→ Direction: Write out the opening lines of the data word for word, up to and including the line with "plt.rcParams['font.family'] = ['Liberation", and leave every picture and every later line out.

— START —

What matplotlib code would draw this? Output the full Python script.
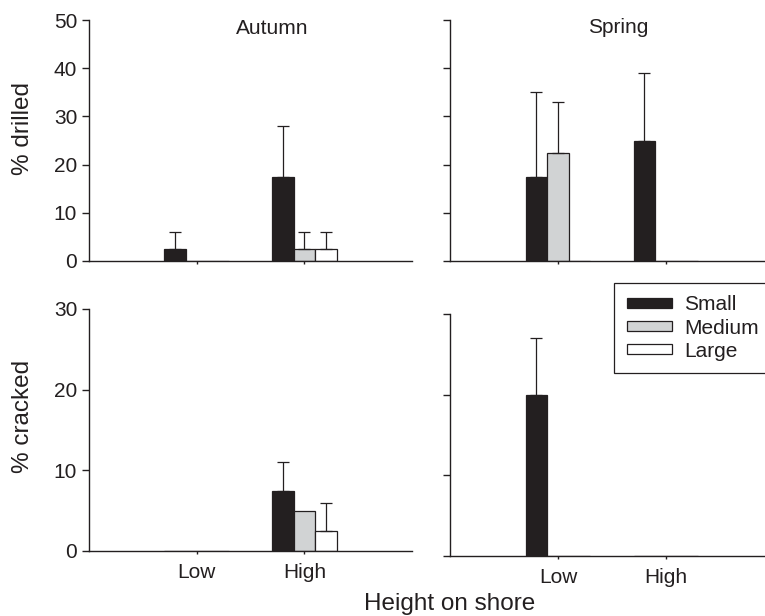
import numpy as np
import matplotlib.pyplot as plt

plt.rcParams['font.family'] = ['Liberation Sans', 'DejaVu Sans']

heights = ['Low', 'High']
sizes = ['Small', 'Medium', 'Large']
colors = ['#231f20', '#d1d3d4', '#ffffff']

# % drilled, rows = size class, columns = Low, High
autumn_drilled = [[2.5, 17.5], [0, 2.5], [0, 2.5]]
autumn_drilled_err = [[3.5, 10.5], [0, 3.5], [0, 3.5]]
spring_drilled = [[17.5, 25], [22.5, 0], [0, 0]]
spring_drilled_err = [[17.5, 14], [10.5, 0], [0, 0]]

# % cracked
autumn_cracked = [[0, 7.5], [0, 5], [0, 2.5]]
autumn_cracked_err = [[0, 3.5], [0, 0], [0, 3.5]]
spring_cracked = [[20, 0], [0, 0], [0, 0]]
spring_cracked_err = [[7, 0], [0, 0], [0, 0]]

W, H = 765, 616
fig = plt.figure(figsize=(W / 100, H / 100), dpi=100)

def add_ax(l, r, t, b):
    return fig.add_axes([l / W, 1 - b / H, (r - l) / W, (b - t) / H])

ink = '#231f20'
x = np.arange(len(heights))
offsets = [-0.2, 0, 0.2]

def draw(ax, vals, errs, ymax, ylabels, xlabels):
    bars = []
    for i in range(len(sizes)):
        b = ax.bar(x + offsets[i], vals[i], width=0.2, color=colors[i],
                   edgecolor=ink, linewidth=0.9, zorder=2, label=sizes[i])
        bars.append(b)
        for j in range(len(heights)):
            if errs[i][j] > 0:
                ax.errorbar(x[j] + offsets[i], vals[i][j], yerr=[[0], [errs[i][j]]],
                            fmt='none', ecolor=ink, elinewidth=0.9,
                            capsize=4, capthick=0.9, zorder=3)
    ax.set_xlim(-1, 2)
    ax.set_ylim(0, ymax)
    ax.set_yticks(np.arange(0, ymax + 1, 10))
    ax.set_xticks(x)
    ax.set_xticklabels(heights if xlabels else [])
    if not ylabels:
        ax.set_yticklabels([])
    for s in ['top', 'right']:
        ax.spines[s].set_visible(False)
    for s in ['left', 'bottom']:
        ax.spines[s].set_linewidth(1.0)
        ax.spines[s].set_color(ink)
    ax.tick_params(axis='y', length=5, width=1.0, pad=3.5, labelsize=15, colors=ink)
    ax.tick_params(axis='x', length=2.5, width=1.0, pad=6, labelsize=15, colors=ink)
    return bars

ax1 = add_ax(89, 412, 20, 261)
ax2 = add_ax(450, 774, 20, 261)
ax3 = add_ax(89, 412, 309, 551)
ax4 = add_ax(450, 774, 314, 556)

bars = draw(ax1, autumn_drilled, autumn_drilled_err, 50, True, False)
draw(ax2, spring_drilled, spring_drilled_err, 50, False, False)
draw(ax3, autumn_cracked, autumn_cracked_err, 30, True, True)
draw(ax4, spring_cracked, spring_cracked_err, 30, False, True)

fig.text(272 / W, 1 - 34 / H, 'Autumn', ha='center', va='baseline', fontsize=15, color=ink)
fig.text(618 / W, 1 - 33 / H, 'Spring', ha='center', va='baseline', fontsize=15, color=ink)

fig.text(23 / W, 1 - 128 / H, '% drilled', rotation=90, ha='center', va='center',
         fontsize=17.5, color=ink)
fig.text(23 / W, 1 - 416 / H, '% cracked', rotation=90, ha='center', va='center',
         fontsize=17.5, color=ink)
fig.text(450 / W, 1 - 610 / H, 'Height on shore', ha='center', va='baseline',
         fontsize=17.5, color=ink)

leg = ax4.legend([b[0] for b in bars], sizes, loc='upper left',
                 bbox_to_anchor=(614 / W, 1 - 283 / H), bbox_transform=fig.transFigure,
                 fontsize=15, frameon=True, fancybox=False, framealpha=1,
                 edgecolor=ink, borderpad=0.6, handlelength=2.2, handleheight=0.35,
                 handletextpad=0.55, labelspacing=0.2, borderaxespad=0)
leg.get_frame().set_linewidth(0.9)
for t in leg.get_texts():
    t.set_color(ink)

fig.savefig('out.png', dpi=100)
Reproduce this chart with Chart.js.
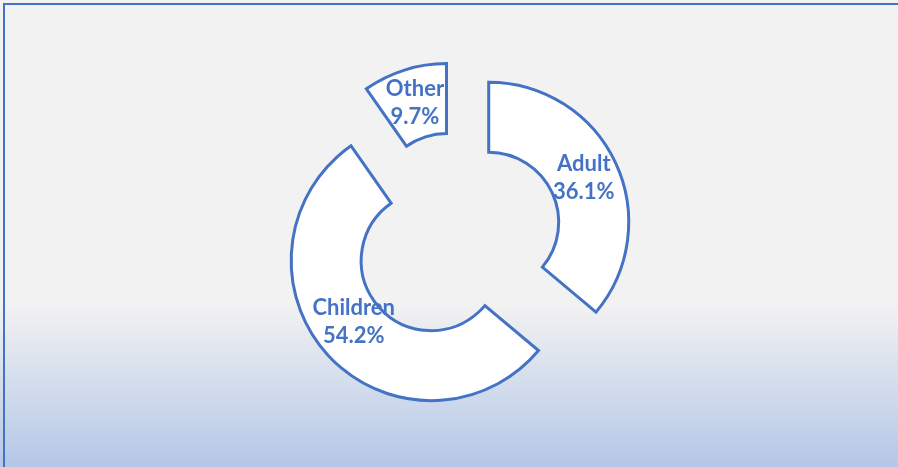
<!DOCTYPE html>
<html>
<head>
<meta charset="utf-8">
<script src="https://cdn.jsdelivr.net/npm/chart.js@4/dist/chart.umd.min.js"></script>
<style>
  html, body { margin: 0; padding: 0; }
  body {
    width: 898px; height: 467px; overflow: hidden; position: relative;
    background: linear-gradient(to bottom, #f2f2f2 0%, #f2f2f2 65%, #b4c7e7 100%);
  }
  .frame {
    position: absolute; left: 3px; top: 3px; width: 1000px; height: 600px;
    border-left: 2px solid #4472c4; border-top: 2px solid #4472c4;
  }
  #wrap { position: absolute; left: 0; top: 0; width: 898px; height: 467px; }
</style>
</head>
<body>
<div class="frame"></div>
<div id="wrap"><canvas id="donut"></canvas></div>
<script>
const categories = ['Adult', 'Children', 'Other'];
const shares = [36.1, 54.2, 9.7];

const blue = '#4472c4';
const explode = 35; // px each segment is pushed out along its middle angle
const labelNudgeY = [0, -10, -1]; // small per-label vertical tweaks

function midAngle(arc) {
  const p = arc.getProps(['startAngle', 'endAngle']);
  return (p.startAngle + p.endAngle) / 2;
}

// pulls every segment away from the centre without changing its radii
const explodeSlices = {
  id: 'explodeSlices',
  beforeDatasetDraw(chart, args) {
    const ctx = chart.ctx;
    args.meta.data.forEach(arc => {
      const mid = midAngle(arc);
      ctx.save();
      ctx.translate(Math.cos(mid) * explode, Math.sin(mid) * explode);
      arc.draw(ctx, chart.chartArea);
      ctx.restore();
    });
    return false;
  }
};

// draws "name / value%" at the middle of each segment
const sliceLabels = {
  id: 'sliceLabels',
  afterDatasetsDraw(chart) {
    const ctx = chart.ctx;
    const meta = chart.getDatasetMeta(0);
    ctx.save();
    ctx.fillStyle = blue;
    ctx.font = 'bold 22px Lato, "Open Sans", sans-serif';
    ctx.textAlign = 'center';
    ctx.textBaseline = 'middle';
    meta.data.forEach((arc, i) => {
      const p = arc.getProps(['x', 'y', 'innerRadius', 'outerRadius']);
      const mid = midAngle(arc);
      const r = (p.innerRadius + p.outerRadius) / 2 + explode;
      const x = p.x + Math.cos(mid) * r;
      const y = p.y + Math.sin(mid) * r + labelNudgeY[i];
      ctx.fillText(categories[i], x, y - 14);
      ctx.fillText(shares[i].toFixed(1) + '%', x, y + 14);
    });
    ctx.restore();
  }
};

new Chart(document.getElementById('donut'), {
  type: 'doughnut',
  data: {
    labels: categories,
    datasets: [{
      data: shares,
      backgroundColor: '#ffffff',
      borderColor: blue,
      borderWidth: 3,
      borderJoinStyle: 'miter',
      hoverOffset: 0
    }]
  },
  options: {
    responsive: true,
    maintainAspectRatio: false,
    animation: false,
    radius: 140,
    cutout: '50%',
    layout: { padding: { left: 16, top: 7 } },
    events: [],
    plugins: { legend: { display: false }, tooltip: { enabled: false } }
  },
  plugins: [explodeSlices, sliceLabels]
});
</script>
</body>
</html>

— END —

→ Finished task:
What matplotlib code would draw this? Output the full Python script.
import numpy as np
import matplotlib.pyplot as plt

plt.rcParams['font.family'] = ['Liberation Sans', 'DejaVu Sans']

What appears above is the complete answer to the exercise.